As discussed earlier there must be a compelling interest for these kinds of disclosure and censorship requirements.

Because the restriction clearly censors based on the content and the amount of time used to prepare the speech it would be subject to strict scrutiny and fail constitutional muster.

Remember that the government is required to show that these laws are the least restrictive means of achieving whatever compelling interest it’s claiming to have. Here, we don’t know what that compelling interest is, but let’s say the government cited an interest in preventing fraud for example. Here, there are clearly less restrictive means of achieving all these things like, for example, a posted notice on whatever communication medium that the artificial intelligence is made available through that it was used to produce that content. Instead of requiring government approval or disclosure you can do many less difficult things.

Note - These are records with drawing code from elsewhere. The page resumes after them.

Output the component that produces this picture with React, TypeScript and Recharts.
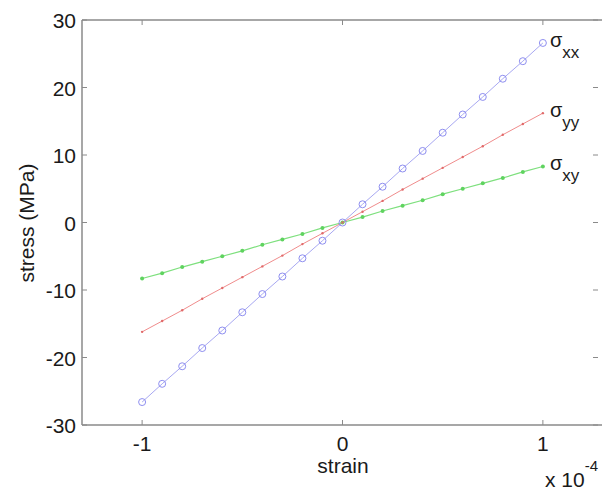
import { LineChart, Line, XAxis, YAxis, ReferenceLine } from 'recharts';

// strain (x 10^-4)
const strain = [-1, -0.9, -0.8, -0.7, -0.6, -0.5, -0.4, -0.3, -0.2, -0.1, 0, 0.1, 0.2, 0.3, 0.4, 0.5, 0.6, 0.7, 0.8, 0.9, 1];

// stress in MPa
const sigmaXX = [-26.6, -23.9, -21.3, -18.6, -16.0, -13.3, -10.6, -8.0, -5.3, -2.7, 0, 2.7, 5.3, 8.0, 10.6, 13.3, 16.0, 18.6, 21.3, 23.9, 26.6];
const sigmaYY = [-16.2, -14.6, -13.0, -11.3, -9.7, -8.1, -6.5, -4.9, -3.2, -1.6, 0, 1.6, 3.2, 4.9, 6.5, 8.1, 9.7, 11.3, 13.0, 14.6, 16.2];
const sigmaXY = [-8.3, -7.5, -6.6, -5.8, -5.0, -4.2, -3.3, -2.5, -1.7, -0.8, 0, 0.8, 1.7, 2.5, 3.3, 4.2, 5.0, 5.8, 6.6, 7.5, 8.3];

const xTicks = [-1, 0, 1];
const yTicks = [-30, -20, -10, 0, 10, 20, 30];

const data = strain.map((s, i) => ({ s, xx: sigmaXX[i], yy: sigmaYY[i], xy: sigmaXY[i] }));

const FONT = 'Liberation Sans, Arial, sans-serif';
const AXIS = '#8a8a8a';
const W = 602;
const H = 491;
const M = { top: 20, right: -1, left: 0, bottom: 0 };
const YW = 82;
const XH = 66;
const PLOT_H = H - M.top - M.bottom - XH;

const YTick = (props: any) => {
  const { x, y, payload } = props;
  return (
    <g>
      <line x1={x} y1={y} x2={x + 5} y2={y} stroke={AXIS} />
      <line x1={593} y1={y} x2={598} y2={y} stroke={AXIS} />
      <text x={x - 6} y={y + 8} textAnchor="end" fontSize={21} fontFamily={FONT} fill="#1a1a1a">
        {payload.value}
      </text>
    </g>
  );
};

const XTick = (props: any) => {
  const { x, y, payload } = props;
  return (
    <g>
      <line x1={x} y1={y} x2={x} y2={y - 5} stroke={AXIS} />
      <line x1={x} y1={y - PLOT_H} x2={x} y2={y - PLOT_H + 5} stroke={AXIS} />
      <text x={x} y={y + 26} textAnchor="middle" fontSize={21} fontFamily={FONT} fill="#1a1a1a">
        {payload.value}
      </text>
    </g>
  );
};

const endLabel = (sub: string) => (props: any) => {
  const { x, y, index } = props;
  if (index !== strain.length - 1) return null;
  return (
    <text x={x + 7} y={y + 4} fontFamily={FONT} fill="#1a1a1a">
      <tspan fontSize={20}>σ</tspan>
      <tspan fontSize={17} dy={11}>{sub}</tspan>
    </text>
  );
};

const Dot = ({ cx, cy, r, fill }: any) => <circle cx={cx} cy={cy} r={r} fill={fill} stroke="none" />;

export default function App() {
  return (
    <div style={{ position: 'absolute', left: 0, top: 0, width: 602, height: 491, overflow: 'hidden', background: '#fff' }}>
      <LineChart width={W} height={H} data={data} margin={M}>
        <XAxis
          dataKey="s"
          type="number"
          domain={[-1.3, 1.3]}
          ticks={xTicks}
          height={XH}
          axisLine={false}
          tickLine={false}
          tick={<XTick />}
          tickSize={0}
          tickMargin={0}
          interval={0}
          label={{
            content: () => (
              <g fontFamily={FONT} fill="#1a1a1a">
                <text x={343} y={473} textAnchor="middle" fontSize={21}>strain</text>
                <text x={545} y={487} fontSize={21}>
                  x 10<tspan fontSize={15} dy={-16}>-4</tspan>
                </text>
              </g>
            ),
          }}
        />
        <YAxis
          type="number"
          domain={[-30, 30]}
          ticks={yTicks}
          width={YW}
          axisLine={false}
          tickLine={false}
          tick={<YTick />}
          tickSize={0}
          tickMargin={0}
          interval={0}
          label={{
            content: () => (
              <text
                x={26}
                y={223}
                transform="rotate(-90 26 223)"
                textAnchor="middle"
                dominantBaseline="central"
                fontSize={21}
                fontFamily={FONT}
                fill="#1a1a1a"
              >
                stress (MPa)
              </text>
            ),
          }}
        />
        <ReferenceLine y={30} stroke={AXIS} strokeWidth={1.5} />
        <ReferenceLine y={-30} stroke={AXIS} strokeWidth={1.5} />
        <ReferenceLine x={-1.3} stroke={AXIS} strokeWidth={1.5} />
        <Line
          dataKey="xy"
          stroke="#7ee07e"
          strokeWidth={1.2}
          isAnimationActive={false}
          dot={<Dot r={2} fill="#5fd35f" />}
          activeDot={false}
          label={endLabel('xy')}
        />
        <Line
          dataKey="yy"
          stroke="#f08c8c"
          strokeWidth={1}
          isAnimationActive={false}
          dot={<Dot r={1.2} fill="#e06a6a" />}
          activeDot={false}
          label={endLabel('yy')}
        />
        <Line
          dataKey="xx"
          stroke="#a8a8f2"
          strokeWidth={1}
          isAnimationActive={false}
          dot={{ r: 3.5, fill: 'none', stroke: '#8e8ef0', strokeWidth: 1 }}
          activeDot={false}
          label={endLabel('xx')}
        />
      </LineChart>
    </div>
  );
}
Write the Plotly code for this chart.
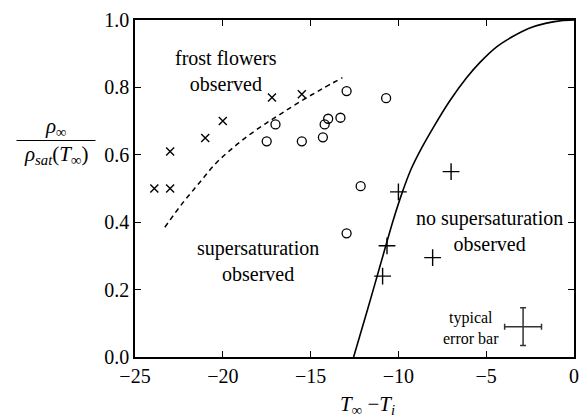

There are other parts of the executive order that are also problematic but the point has been made. When you draw the analogy of an author publishing a choose your own adventure book almost all of these kinds regulations become subject to intermediate or strict scrutiny and are unenforceable. Most federal judges would almost definitely find that these broad or specific limitations on speech and creative content as overly burdensome to individuals and publishers and find them unconstitutional.

Could these provisions realistically get struck down? Probably

Federal judges are not the kind of individuals who like to bring on political heat, so theres’ always the chance that they do the wrong thing in intense cases. That being said, they also don’t like to deviate from well established law. The First Amendment is about as well established as it gets.

Furthermore, in the larger political ethos, most people don’t see this as a “hot partisan issue”, and even if it was, you don’t want to be the judge ruling “the government is allowed to regulate speech if the speech is produced in a way that they don’t like”.

So my money is on this getting thrown out with the average judge, but I’d be willing to bet that it finds its way into more than one Circuit Court of Appeals.